Copy out each line that has "this" in it.

___ Extracted material ___

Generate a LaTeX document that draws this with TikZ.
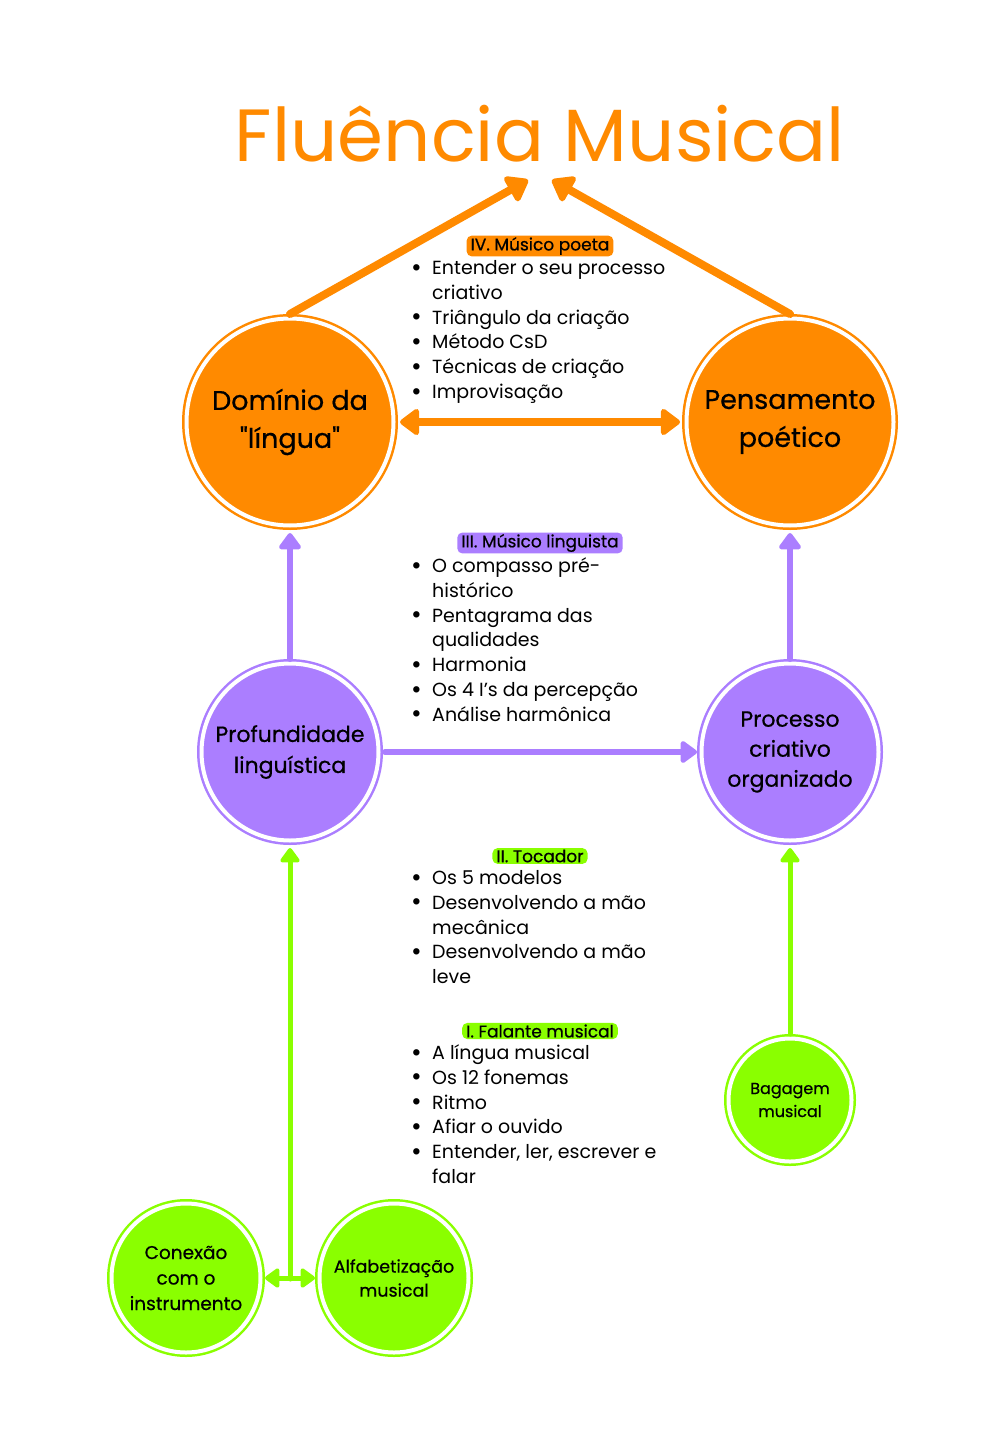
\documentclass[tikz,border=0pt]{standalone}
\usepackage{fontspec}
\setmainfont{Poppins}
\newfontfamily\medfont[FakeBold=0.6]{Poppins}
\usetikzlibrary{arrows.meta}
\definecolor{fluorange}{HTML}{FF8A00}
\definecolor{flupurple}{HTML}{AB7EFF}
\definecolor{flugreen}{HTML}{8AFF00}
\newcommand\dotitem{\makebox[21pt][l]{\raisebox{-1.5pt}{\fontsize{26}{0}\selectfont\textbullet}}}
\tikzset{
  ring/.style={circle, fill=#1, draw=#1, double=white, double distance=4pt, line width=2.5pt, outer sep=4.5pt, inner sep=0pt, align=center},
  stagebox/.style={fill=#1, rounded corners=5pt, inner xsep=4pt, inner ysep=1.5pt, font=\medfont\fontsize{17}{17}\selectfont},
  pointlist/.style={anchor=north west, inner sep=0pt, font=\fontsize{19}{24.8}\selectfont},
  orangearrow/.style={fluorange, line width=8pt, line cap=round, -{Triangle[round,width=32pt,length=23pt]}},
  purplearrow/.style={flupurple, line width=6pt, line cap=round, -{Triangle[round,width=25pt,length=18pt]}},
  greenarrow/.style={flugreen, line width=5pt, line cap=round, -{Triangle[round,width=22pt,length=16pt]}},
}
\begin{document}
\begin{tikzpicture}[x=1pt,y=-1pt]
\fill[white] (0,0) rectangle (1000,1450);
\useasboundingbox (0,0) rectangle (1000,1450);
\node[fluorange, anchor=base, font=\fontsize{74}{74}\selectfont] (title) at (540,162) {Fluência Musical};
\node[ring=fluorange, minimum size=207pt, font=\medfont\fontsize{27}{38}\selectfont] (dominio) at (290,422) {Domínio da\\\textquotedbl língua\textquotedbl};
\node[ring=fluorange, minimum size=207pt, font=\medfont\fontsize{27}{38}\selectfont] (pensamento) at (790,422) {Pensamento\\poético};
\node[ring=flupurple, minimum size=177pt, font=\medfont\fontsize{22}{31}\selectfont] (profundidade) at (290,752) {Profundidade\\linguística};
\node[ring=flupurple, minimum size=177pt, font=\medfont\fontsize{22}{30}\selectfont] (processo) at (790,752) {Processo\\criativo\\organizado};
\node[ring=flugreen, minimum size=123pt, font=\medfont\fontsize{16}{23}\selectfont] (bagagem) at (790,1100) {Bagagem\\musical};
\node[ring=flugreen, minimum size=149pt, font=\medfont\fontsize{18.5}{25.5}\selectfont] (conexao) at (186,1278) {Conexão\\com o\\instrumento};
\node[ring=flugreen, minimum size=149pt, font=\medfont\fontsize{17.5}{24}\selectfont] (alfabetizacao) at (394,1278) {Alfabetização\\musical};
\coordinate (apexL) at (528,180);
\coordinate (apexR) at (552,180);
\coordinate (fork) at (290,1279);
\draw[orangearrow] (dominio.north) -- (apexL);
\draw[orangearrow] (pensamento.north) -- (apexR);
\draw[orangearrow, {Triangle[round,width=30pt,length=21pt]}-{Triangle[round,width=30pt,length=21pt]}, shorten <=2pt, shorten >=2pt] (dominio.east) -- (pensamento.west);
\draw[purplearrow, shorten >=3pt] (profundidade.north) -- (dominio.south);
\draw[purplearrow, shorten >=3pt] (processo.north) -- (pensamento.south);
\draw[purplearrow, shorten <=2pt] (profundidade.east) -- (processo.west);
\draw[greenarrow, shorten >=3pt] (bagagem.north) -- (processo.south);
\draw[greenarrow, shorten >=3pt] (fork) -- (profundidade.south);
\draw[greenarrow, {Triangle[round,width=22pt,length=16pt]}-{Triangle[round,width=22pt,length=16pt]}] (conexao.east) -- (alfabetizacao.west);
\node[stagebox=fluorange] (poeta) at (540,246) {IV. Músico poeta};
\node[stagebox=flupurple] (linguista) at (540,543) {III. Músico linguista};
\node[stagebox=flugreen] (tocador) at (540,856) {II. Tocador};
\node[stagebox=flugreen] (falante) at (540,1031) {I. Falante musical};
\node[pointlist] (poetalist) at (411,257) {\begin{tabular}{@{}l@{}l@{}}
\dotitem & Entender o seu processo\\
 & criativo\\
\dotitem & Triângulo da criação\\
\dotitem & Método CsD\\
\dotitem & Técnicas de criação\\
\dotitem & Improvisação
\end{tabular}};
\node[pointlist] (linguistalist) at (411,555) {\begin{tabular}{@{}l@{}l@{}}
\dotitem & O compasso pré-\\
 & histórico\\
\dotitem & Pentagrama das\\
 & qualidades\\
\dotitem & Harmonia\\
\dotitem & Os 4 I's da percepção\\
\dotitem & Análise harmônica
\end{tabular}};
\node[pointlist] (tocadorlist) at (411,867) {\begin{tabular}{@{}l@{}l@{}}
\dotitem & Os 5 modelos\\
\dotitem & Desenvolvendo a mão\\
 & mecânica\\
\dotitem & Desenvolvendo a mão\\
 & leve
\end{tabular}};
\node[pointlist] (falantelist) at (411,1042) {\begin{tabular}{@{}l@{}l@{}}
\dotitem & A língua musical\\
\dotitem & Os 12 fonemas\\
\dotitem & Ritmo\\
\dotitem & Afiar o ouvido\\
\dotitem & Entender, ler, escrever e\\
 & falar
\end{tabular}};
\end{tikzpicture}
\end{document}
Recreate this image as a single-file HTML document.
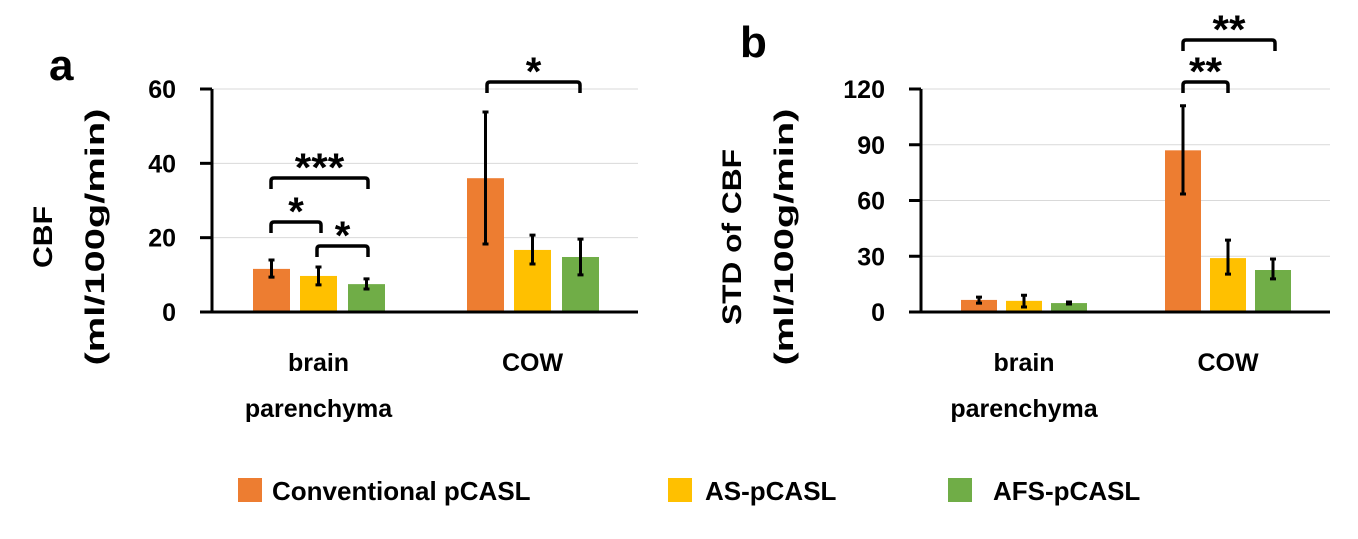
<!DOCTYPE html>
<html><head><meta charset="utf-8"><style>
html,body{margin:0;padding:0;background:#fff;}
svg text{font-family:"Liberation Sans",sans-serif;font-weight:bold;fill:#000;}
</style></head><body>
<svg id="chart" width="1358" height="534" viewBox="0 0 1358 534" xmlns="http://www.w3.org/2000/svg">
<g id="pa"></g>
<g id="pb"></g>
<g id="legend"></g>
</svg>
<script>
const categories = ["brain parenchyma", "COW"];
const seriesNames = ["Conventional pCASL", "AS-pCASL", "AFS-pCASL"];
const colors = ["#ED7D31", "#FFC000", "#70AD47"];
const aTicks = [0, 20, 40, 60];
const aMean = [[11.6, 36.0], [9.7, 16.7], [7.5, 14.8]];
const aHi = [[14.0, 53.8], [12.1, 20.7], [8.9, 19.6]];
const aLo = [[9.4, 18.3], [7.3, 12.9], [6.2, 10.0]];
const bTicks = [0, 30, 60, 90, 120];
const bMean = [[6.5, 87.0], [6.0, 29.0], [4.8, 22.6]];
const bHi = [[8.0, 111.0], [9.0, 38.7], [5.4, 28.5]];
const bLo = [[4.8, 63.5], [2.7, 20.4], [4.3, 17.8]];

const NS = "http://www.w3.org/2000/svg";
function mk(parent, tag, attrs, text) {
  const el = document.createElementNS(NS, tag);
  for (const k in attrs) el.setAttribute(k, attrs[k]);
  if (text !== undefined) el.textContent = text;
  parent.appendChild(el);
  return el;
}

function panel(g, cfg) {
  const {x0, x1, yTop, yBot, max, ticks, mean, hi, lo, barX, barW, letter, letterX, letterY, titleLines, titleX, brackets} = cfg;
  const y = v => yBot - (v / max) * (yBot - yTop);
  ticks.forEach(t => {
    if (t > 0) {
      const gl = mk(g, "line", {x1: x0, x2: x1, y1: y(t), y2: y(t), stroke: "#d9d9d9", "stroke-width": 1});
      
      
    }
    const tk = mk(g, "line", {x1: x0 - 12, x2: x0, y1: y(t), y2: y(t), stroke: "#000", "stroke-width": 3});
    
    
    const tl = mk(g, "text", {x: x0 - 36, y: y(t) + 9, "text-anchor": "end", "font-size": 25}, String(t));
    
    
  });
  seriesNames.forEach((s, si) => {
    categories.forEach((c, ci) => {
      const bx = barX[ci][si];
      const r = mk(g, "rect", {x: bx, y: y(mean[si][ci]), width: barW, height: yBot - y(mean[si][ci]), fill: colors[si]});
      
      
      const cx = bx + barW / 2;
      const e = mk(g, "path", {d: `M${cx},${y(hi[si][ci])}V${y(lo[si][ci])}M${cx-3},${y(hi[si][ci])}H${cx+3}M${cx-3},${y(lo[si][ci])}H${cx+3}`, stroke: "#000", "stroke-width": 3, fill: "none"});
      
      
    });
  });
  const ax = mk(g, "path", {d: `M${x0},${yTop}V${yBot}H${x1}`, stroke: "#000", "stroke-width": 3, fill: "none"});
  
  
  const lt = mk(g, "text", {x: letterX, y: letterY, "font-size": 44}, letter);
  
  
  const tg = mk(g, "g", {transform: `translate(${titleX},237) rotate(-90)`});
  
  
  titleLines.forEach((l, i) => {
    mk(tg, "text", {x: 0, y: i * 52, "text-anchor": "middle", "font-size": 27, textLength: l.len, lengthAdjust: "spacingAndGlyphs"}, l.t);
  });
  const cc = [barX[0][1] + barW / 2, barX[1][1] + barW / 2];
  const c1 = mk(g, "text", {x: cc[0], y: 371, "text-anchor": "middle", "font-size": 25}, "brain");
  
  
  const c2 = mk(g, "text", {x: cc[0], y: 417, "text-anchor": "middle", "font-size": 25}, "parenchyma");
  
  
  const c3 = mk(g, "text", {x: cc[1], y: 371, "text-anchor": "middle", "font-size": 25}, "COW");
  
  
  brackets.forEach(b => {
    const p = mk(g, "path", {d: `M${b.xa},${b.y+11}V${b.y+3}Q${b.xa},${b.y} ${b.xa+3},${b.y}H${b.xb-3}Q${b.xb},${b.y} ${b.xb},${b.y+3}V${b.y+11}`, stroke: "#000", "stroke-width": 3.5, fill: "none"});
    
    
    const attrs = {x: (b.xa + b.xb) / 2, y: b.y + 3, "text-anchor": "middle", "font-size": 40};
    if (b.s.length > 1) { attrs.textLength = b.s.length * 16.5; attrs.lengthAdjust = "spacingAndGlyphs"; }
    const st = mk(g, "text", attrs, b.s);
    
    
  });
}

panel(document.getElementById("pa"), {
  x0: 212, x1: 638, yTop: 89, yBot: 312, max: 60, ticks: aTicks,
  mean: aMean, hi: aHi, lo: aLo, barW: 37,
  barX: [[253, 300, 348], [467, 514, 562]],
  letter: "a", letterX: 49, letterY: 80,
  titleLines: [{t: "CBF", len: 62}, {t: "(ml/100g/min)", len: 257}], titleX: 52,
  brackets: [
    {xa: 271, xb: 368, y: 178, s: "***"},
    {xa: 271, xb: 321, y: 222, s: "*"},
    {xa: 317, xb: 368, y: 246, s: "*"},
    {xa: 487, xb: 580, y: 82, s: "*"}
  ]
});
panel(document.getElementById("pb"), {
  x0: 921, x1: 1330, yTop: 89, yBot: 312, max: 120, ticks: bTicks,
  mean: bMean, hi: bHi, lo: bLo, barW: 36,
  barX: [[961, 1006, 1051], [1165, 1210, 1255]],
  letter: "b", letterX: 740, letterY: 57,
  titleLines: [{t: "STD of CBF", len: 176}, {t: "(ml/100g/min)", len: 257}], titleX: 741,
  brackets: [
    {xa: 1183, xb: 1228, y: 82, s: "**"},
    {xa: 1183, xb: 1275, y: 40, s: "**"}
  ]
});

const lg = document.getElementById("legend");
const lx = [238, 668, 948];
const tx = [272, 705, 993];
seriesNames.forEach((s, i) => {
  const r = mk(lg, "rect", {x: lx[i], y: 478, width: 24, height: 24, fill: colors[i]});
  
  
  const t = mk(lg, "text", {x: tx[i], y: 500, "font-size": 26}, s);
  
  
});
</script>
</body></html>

___

Answer below
Generate a LaTeX document that draws this with TikZ.
Recreate this image as a single-file HTML document.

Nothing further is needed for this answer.